Music, nature and art nourish the soul.
If you had the chance to talk to past Loren at her lowest, what would you say her?
I find this one hard to answer because at my lowest I struggled with listening to advice, but all I can say is that now, I am so happy to be alive.
How has your past led to this very exciting mission you have coming up, and what does this mean for you and others?
It’s pretty wild to know that two weeks ago exactly a year ago, I resigned from my old job, and exactly a year after that I had done the exact same thing with my new job. Exactly a year ago yesterday, I started packing to move out of my flat in Auckland, while yesterday exactly a year later I began packing up my new flat. Exactly a year ago on May 8th, I was on a plane to Indonesia, while this year on May 8th, I will be on another plane to Australia to embark on the scariest and most challenging thing, physically and mentally, in my entire life.
I don’t believe in coincidences… but there is definitely something scary going on in the universe for three major events in my life to sync up exactly a year later.
In a way I have to thank the unwell Loren for finally letting me put myself first, allowing me to move home to the city I love with my family, see a side of the world that I never would have seen as I can guarantee I would have just been a career driven sheep, to meet and be inspired by people that I never would have met otherwise, and to lead me exactly to where I am now.
Where am I now? I’m about to get very lost, but this time it’s intentionally, and I am so excited for that.

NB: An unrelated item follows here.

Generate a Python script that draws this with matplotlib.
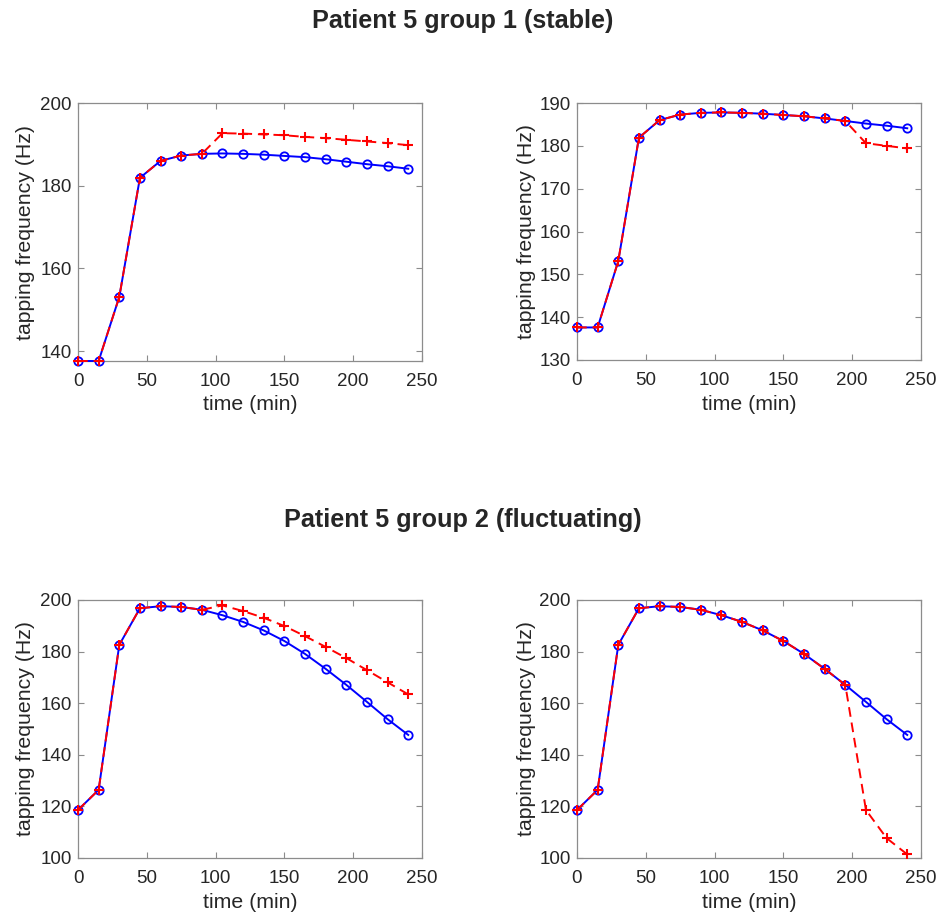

I am about to attempt to bike across Australia, straight through the red centre between its widest points, to promote positive mental health, connecting with nature, and women empowerment. An opportunity of a lifetime that was handed to me by a man, Brando Yelavich, who had struggled in his past as well, but found nature as a true healer.
We want to show people the strength of human connection in its purest form, and what everyone is capable of. He has shown me the meaning of resilience and strength with everything he has achieved in his life, and words cannot express how humbled I am for him to ask me to take on the next adventure with him.
It means more than the world to me to be able to show people how magical life can be if you simply do what you want to do, and don’t live in fear of what other people think. To show people what our bodies and minds are capable of overcoming. To be able to do something so extremely out of my comfort zone, but yet something so simple and back to basics – all I need to do is bike! That’s it, simple.
I’m excited to grow, accept failure and that not all days are going to be good, but each day is another beautiful day, and that in itself is success.
I would not have the opportunities I have in the palm of my hands now, had I not been though the experiences I have been through; had I not hit rock bottom; had I not left Auckland; had I not worked on that specific film which somehow led Brando and I together in becoming expedition partners and soon to be the strongest of friends. I absolutely believe that life doesn’t happen to you, it happens for you.